【第2版】人相

 普段は眼鏡を掛けている私だが、先日ちょっとした事情があって久しぶりにコンタクトレンズをつけた。


 コンタクトをつけるのは、3年ほど前にスキー合宿で雪山に行ったとき以来(スキー用のゴツいゴーグルの下に眼鏡を掛けるのはどう頑張っても無理がある、まあ当然だ)。

 果たして、鏡の前でコンタクトを嵌めた顔をあげる。こんな顔だったか。


 特に眼。呑気な丸い2枚のレンズを取り払われた両眼は一重・三白眼・軽い外斜視の3点揃いで、所謂温かな目付きからは少し遠いところにいる。なにも人は見た目がどうこう、と語るつもりはないが、かたや、「目付き」が他者に与える印象をある程度左右する、というのも事実としてあると思う。

 まあ、目付き顔付きは今すぐどうにかなるものでもないのである程度アキラメもつく。それより衝撃が強かったのは、「自分で自分の素顔を、然るべきものとして認識できなかった」ということであった。まいったね。

 

「私の考えでは、十年以上眼鏡をかけ続けていると、目や鼻や口や眉毛などと同様に「それ」も顔の一部だと、顔自身(?)が認識して、眼鏡がある状態が自然であるように顔全体の部品の配置を変化させるのだと思う」(穂村弘)*


 ↑大変よくわかる。部品の配置が変わっちゃう、というのはやや大げさであるにしても、眼鏡が掛かっている状態がベストなように顔付きがセッティングされるのは間違いないだろう。少なくとも脳がそういうふうに認識しているはずだ。
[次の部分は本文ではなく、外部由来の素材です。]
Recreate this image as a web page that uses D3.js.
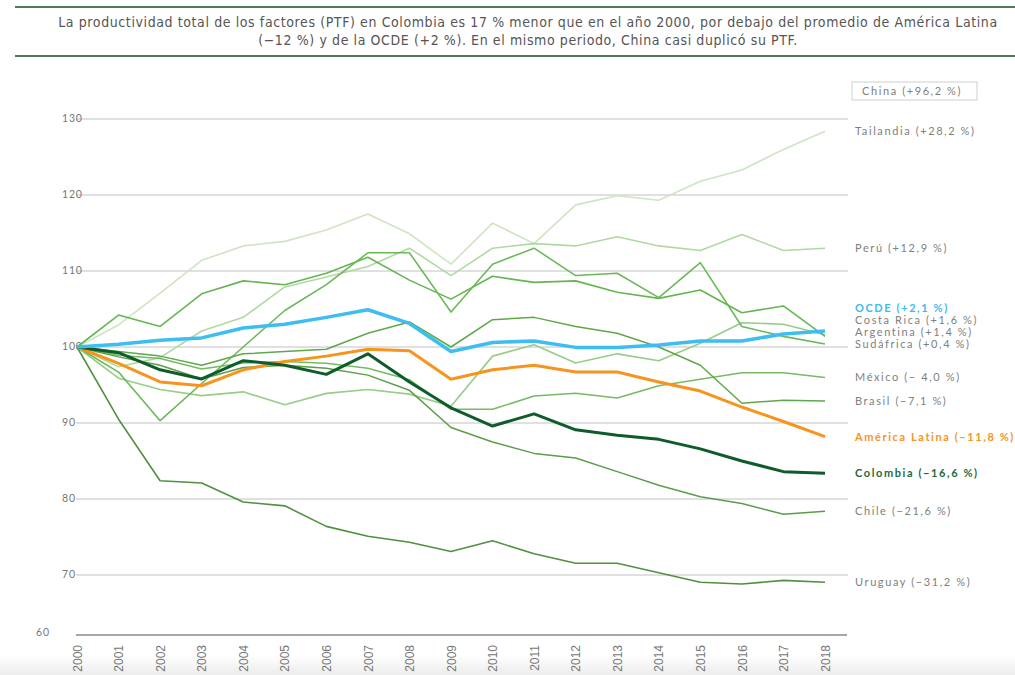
<!DOCTYPE html>
<html>
<head>
<meta charset="utf-8">
<script src="https://cdn.jsdelivr.net/npm/d3@7"></script>
<style>
  body { margin: 0; background: #fff; }
  svg { display: block; }
</style>
</head>
<body>
<div id="chart"></div>
<script>
// years on the x axis
var years = d3.range(2000, 2019);
var yTicks = [60, 70, 80, 90, 100, 110, 120, 130];

// PTF index (2000 = 100)
var tailandia = [100, 102.9, 107.1, 111.4, 113.3, 113.9, 115.4, 117.5, 114.9, 110.9, 116.3, 113.6, 118.7, 119.9, 119.3, 121.8, 123.3, 126.0, 128.4];
var peru = [100, 97.4, 98.6, 102.1, 103.9, 107.9, 109.2, 110.6, 113.0, 109.4, 113.0, 113.6, 113.3, 114.5, 113.3, 112.7, 114.8, 112.7, 113.0];
var ocde = [100, 100.35, 100.9, 101.2, 102.5, 103.0, 103.9, 104.9, 103.1, 99.4, 100.6, 100.8, 99.95, 99.95, 100.25, 100.8, 100.8, 101.7, 102.1];
var costaRica = [100, 95.9, 94.4, 93.6, 94.1, 92.4, 93.9, 94.4, 93.8, 92.2, 98.8, 100.3, 97.9, 99.1, 98.2, 100.5, 103.2, 103.0, 101.6];
var argentina = [100, 104.2, 102.7, 107.0, 108.7, 108.2, 109.7, 111.8, 108.8, 106.3, 109.3, 108.5, 108.7, 107.2, 106.4, 107.5, 104.5, 105.4, 101.4];
var sudafrica = [100, 96.7, 90.3, 95.2, 100.0, 104.8, 108.2, 112.4, 112.4, 104.6, 110.9, 113.0, 109.4, 109.7, 106.5, 111.1, 102.7, 101.4, 100.4];
var mexico = [100, 98.9, 98.5, 97.1, 97.9, 98.1, 97.85, 97.2, 95.7, 91.8, 91.8, 93.55, 93.9, 93.3, 94.9, 95.75, 96.6, 96.6, 96.0];
var brasil = [100, 99.4, 98.8, 97.6, 99.1, 99.4, 99.7, 101.8, 103.3, 100.0, 103.6, 103.9, 102.7, 101.8, 100.0, 97.6, 92.6, 93.0, 92.9];
var americaLatina = [100, 97.85, 95.4, 94.9, 97.0, 98.1, 98.8, 99.7, 99.5, 95.75, 97.0, 97.6, 96.7, 96.7, 95.4, 94.2, 92.1, 90.2, 88.2];
var colombia = [100, 99.25, 97.0, 95.8, 98.2, 97.6, 96.4, 99.1, 95.4, 92.0, 89.6, 91.2, 89.1, 88.4, 87.85, 86.6, 85.0, 83.6, 83.4];
var chile = [100, 98.7, 97.6, 95.8, 97.3, 97.6, 97.2, 96.3, 94.3, 89.4, 87.5, 86.0, 85.4, 83.6, 81.8, 80.3, 79.4, 78.0, 78.4];
var uruguay = [100, 90.5, 82.4, 82.1, 79.6, 79.1, 76.4, 75.1, 74.3, 73.1, 74.5, 72.8, 71.55, 71.55, 70.3, 68.8, 68.5, 69.1, 68.8];

// series, in drawing order
var series = [
  { name: "Tailandia (+28,2 %)", values: tailandia, color: "#cde5c2", width: 1.6 },
  { name: "Perú (+12,9 %)", values: peru, color: "#b0d8a2", width: 1.6 },
  { name: "Costa Rica (+1,6 %)", values: costaRica, color: "#97cd85", width: 1.6 },
  { name: "México (\u2212 4,0  %)", values: mexico, color: "#74bb62", width: 1.5 },
  { name: "Argentina (+1,4 %)", values: argentina, color: "#66b552", width: 1.6 },
  { name: "Sudáfrica (+0,4 %)", values: sudafrica, color: "#6ab957", width: 1.6 },
  { name: "Brasil (\u22127,1 %)", values: brasil, color: "#5ea84a", width: 1.5 },
  { name: "Chile (\u221221,6 %)", values: chile, color: "#5b9d48", width: 1.5 },
  { name: "Uruguay (\u221231,2 %)", values: uruguay, color: "#4f913e", width: 1.6 },
  { name: "América Latina (\u221211,8 %)", values: americaLatina, color: "#f7941d", width: 3, label: "#f7941d" },
  { name: "Colombia (\u221216,6 %)", values: colombia, color: "#0e5c2c", width: 3, label: "#1f6b3c" },
  { name: "OCDE (+2,1 %)", values: ocde, color: "#3dbdf0", width: 3.5, label: "#3dbaf0" }
];

var W = 1015, H = 675;

var svg = d3.select("#chart")
  .append("svg")
  .attr("width", W)
  .attr("height", H);

// faint grey strip along the bottom
var defs = svg.append("defs");
var grad = defs.append("linearGradient")
  .attr("id", "fade")
  .attr("x1", 0).attr("y1", 0).attr("x2", 0).attr("y2", 1);
grad.append("stop").attr("offset", "0%").attr("stop-color", "#fff");
grad.append("stop").attr("offset", "100%").attr("stop-color", "#ececec");
svg.append("rect")
  .attr("x", 0).attr("y", 655).attr("width", W).attr("height", 20)
  .attr("fill", "url(#fade)");

// title with rules
svg.append("line")
  .attr("x1", 15).attr("x2", W).attr("y1", 7).attr("y2", 7)
  .attr("stroke", "#4c7a5c").attr("stroke-width", 2);
svg.append("line")
  .attr("x1", 15).attr("x2", W).attr("y1", 56).attr("y2", 56)
  .attr("stroke", "#4c7a5c").attr("stroke-width", 2);

var titleLines = [
  "La productividad total de los factores (PTF) en Colombia es 17 % menor que en el año 2000, por debajo del promedio de América Latina",
  "(\u221212 %) y de la OCDE (+2 %). En el mismo periodo, China casi duplicó su PTF."
];
svg.append("g")
  .selectAll("text")
  .data(titleLines)
  .enter()
  .append("text")
  .attr("x", 528)
  .attr("y", function (d, i) { return 27 + i * 18; })
  .attr("text-anchor", "middle")
  .style("font-family", "'Liberation Sans Narrow', 'DejaVu Sans Condensed', sans-serif")
  .style("font-size", "14px")
  .style("letter-spacing", "0.6px")
  .style("fill", "#555")
  .text(function (d) { return d; });

// scales (the 60 baseline sits closer than the other steps in the original)
var x = d3.scaleLinear()
  .domain([2000, 2018])
  .range([77, 825]);

var y = d3.scaleLinear()
  .domain([60, 70, 130])
  .range([635, 575, 119]);

// grid lines
svg.append("g")
  .selectAll("line")
  .data(yTicks.filter(function (d) { return d > 60; }))
  .enter()
  .append("line")
  .attr("x1", 76).attr("x2", 848)
  .attr("y1", function (d) { return y(d); })
  .attr("y2", function (d) { return y(d); })
  .attr("stroke", "#d6d6d6")
  .attr("stroke-width", 1.5);

// y labels
svg.append("g")
  .selectAll("text")
  .data(yTicks)
  .enter()
  .append("text")
  .attr("x", function (d) { return d === 60 ? 36 : 62; })
  .attr("y", function (d) { return y(d) + (d === 60 ? 1 : 3); })
  .style("font-family", "Lato, sans-serif")
  .style("font-size", "10.5px")
  .style("letter-spacing", "0.8px")
  .style("fill", "#777")
  .text(function (d) { return d; });

// x axis: baseline at 60 plus rotated year labels
svg.append("line")
  .attr("x1", 76).attr("x2", 847)
  .attr("y1", y(60)).attr("y2", y(60))
  .attr("stroke", "#8a8a8a")
  .attr("stroke-width", 1.5);

var xAxis = svg.append("g")
  .attr("transform", "translate(0," + y(60) + ")")
  .call(d3.axisBottom(x)
    .tickValues(years)
    .tickFormat(d3.format("d"))
    .tickSize(0)
    .tickPadding(0));
xAxis.select(".domain").remove();
xAxis.selectAll("text")
  .attr("transform", "rotate(-90)")
  .attr("x", -10)
  .attr("y", 0)
  .attr("dy", "0.35em")
  .attr("dx", 0)
  .style("text-anchor", "end")
  .style("font-family", "'Liberation Sans Narrow', sans-serif")
  .style("font-size", "12px")
  .style("fill", "#777");

// lines
var line = d3.line()
  .x(function (d, i) { return x(years[i]); })
  .y(function (d) { return y(d); });

svg.append("g")
  .selectAll("path")
  .data(series)
  .enter()
  .append("path")
  .attr("d", function (d) { return line(d.values); })
  .attr("fill", "none")
  .attr("stroke", function (d) { return d.color; })
  .attr("stroke-width", function (d) { return d.width; })
  .attr("stroke-linejoin", "round");

// right-hand labels, pushed apart where they crowd
var labels = series.map(function (d) {
  return {
    name: d.name,
    bold: !!d.label,
    color: d.label || "#808080",
    pos: y(d.values[d.values.length - 1])
  };
});
labels.sort(function (a, b) { return b.pos - a.pos; });
for (var i = 1; i < labels.length; i++) {
  if (labels[i - 1].pos - labels[i].pos < 12) {
    labels[i].pos = labels[i - 1].pos - 12;
  }
}

svg.append("g")
  .selectAll("text")
  .data(labels)
  .enter()
  .append("text")
  .attr("x", 855)
  .attr("y", function (d) { return d.pos + 4; })
  .style("font-family", "Lato, sans-serif")
  .style("font-size", "11px")
  .style("font-weight", function (d) { return d.bold ? "bold" : "normal"; })
  .style("letter-spacing", "1.6px")
  .style("fill", function (d) { return d.color; })
  .text(function (d) { return d.name; });

// China is off the scale: boxed label
svg.append("rect")
  .attr("x", 852).attr("y", 82).attr("width", 125).attr("height", 18)
  .attr("fill", "none")
  .attr("stroke", "#cfcfcf");
svg.append("text")
  .attr("x", 862).attr("y", 95)
  .style("font-family", "Lato, sans-serif")
  .style("font-size", "11px")
  .style("letter-spacing", "1.6px")
  .style("fill", "#808080")
  .text("China (+96,2 %)");
</script>
</body>
</html>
 だから、久しぶりに輪郭のはっきりした自分の素顔をみたとき、(三白眼ウンヌンは抜きにしても)脳が一瞬訝り、「誰やこいつ」という気持ちになったのだろう。なんにしてもやや切ない話である。

 

 もう10年は前になるか。中学時代、勉強面でお世話になった人がいた。彼は厳密にいうと教師ではなかったが、仮に「先生」としておく。

 先生は宮崎駿みたいな髭を生やした壮年の偉丈夫で、なかなか威厳があったが、年に1回ぐらい髭をすっかり剃り落としてしまうことがあった。歳のわりに肌艶がよく、つるんとした先生の髭ナシ顔はどこか子どもじみてすらおり、普段の先生の姿を知っているとやや滑稽な気がしたものだった。

 あるとき先生に「どうしていつも急に髭を剃るんですか」と訊ねたことがあった。彼は平素の穏やかな表情を崩さないまま「そうでないと自分の顔を忘れてしまうから」と仰った。

「自分の顔を忘れるってどういうことだよ」と当時は合点がゆかなかった。


 コンタクトの件で漸く、こういうことね、と腑に落ちた。

 中学校を卒業すると同時に、私は郷里を離れた。引っ越しのドサクサで、きちんとご挨拶ができなかった人が多かった。先生も今は何方で過ごされているかさだかでない。


穂村弘『世界音痴』小学館,pp.15-16

 

※本稿は『下町のナポレオン・ダイナマイト』2021年7月1日更新分にて青羽茉莉名義で掲載されたものに若干の加筆・修正を施したものです。